◆ What to work on
Write out all the lines again, precisely as they stand, but without the images.

◆ Dataset extract
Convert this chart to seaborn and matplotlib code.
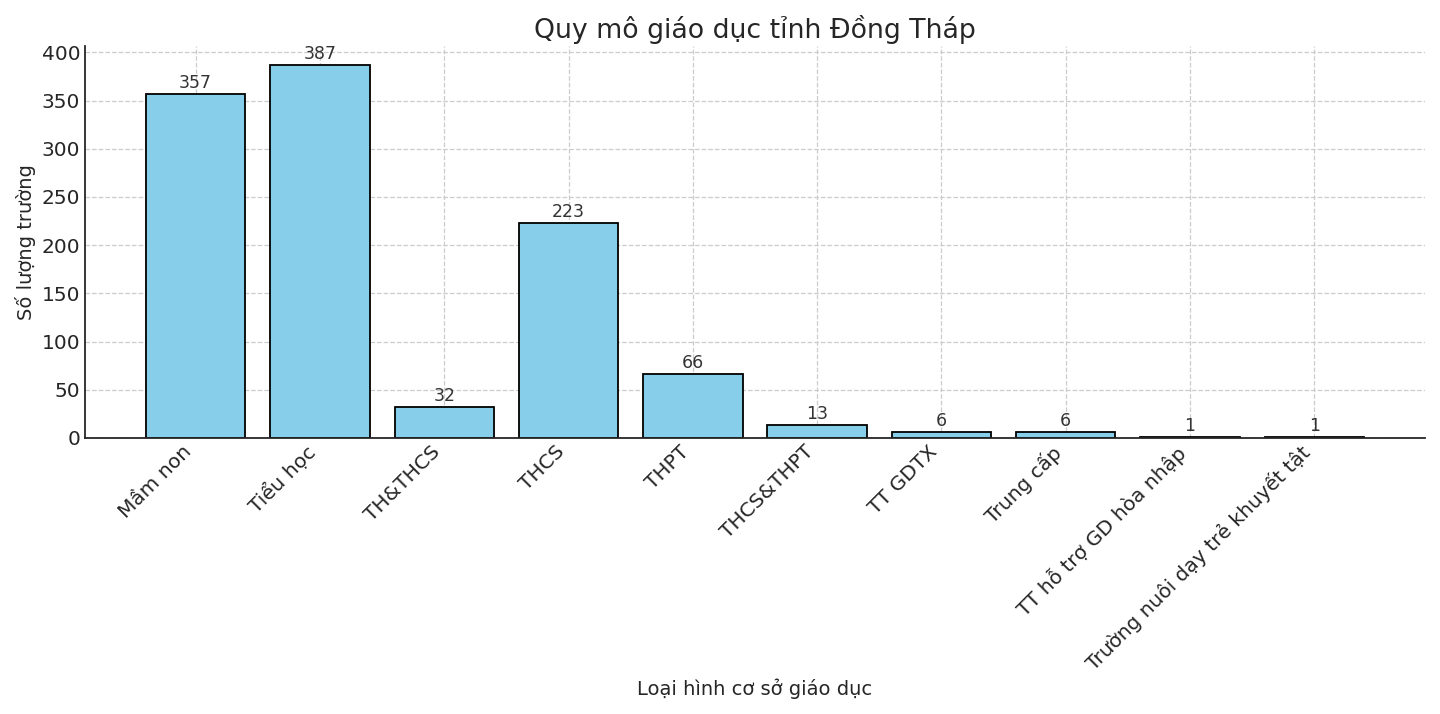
import pandas as pd
import seaborn as sns
import matplotlib
matplotlib.use('Agg')
import matplotlib.pyplot as plt

# Data
categories = ['Mầm non', 'Tiểu học', 'TH&THCS', 'THCS', 'THPT', 'THCS&THPT',
              'TT GDTX', 'Trung cấp', 'TT hỗ trợ GD hòa nhập',
              'Trường nuôi dạy trẻ khuyết tật']
counts = [357, 387, 32, 223, 66, 13, 6, 6, 1, 1]

df = pd.DataFrame({'Loại': categories, 'Số lượng': counts})

sns.set_style('white')
plt.rcParams['font.family'] = ['DejaVu Sans']
text_color = '#262626'

fig, ax = plt.subplots(figsize=(14.4, 7.14), dpi=100)
sns.barplot(data=df, x='Loại', y='Số lượng', color='skyblue', saturation=1,
            edgecolor='black', linewidth=1.3, width=0.8, ax=ax)

# Value labels on top of each bar
for i, v in enumerate(counts):
    ax.text(i, v + 2, str(v), ha='center', va='bottom', fontsize=12.5, color='#333333')

ax.set_xlim(-0.89, len(categories) - 0.11)
ax.set_ylim(0, max(counts) * 1.05)
ax.set_title('Quy mô giáo dục tỉnh Đồng Tháp', fontsize=19.3, color=text_color, pad=6)
ax.set_xlabel('Loại hình cơ sở giáo dục', fontsize=14, color=text_color, labelpad=3)
ax.set_ylabel('Số lượng trường', fontsize=14, color=text_color)
plt.setp(ax.get_xticklabels(), rotation=45, ha='right')
ax.tick_params(axis='both', labelsize=14.5, colors=text_color, direction='in', length=5, width=1)
ax.tick_params(axis='x', pad=3)

ax.grid(True, linestyle='--', color='#cccccc', linewidth=0.9)
for bar in ax.patches:
    bar.set_zorder(1)
ax.xaxis.grid(True)
for line in ax.get_xgridlines() + ax.get_ygridlines():
    line.set_zorder(2)

sns.despine(ax=ax)
for s in ['left', 'bottom']:
    ax.spines[s].set_color(text_color)
    ax.spines[s].set_linewidth(1.3)

plt.tight_layout()
plt.savefig('out.png', dpi=100)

◆ Task result
Convert this chart to seaborn and matplotlib code.
import pandas as pd
import seaborn as sns
import matplotlib
matplotlib.use('Agg')
import matplotlib.pyplot as plt

# Data
categories = ['Mầm non', 'Tiểu học', 'TH&THCS', 'THCS', 'THPT', 'THCS&THPT',
              'TT GDTX', 'Trung cấp', 'TT hỗ trợ GD hòa nhập',
              'Trường nuôi dạy trẻ khuyết tật']
counts = [357, 387, 32, 223, 66, 13, 6, 6, 1, 1]

df = pd.DataFrame({'Loại': categories, 'Số lượng': counts})

sns.set_style('white')
plt.rcParams['font.family'] = ['DejaVu Sans']
text_color = '#262626'

fig, ax = plt.subplots(figsize=(14.4, 7.14), dpi=100)
sns.barplot(data=df, x='Loại', y='Số lượng', color='skyblue', saturation=1,
            edgecolor='black', linewidth=1.3, width=0.8, ax=ax)

# Value labels on top of each bar
for i, v in enumerate(counts):
    ax.text(i, v + 2, str(v), ha='center', va='bottom', fontsize=12.5, color='#333333')

ax.set_xlim(-0.89, len(categories) - 0.11)
ax.set_ylim(0, max(counts) * 1.05)
ax.set_title('Quy mô giáo dục tỉnh Đồng Tháp', fontsize=19.3, color=text_color, pad=6)
ax.set_xlabel('Loại hình cơ sở giáo dục', fontsize=14, color=text_color, labelpad=3)
ax.set_ylabel('Số lượng trường', fontsize=14, color=text_color)
plt.setp(ax.get_xticklabels(), rotation=45, ha='right')
ax.tick_params(axis='both', labelsize=14.5, colors=text_color, direction='in', length=5, width=1)
ax.tick_params(axis='x', pad=3)

ax.grid(True, linestyle='--', color='#cccccc', linewidth=0.9)
for bar in ax.patches:
    bar.set_zorder(1)
ax.xaxis.grid(True)
for line in ax.get_xgridlines() + ax.get_ygridlines():
    line.set_zorder(2)

sns.despine(ax=ax)
for s in ['left', 'bottom']:
    ax.spines[s].set_color(text_color)
    ax.spines[s].set_linewidth(1.3)

plt.tight_layout()
plt.savefig('out.png', dpi=100)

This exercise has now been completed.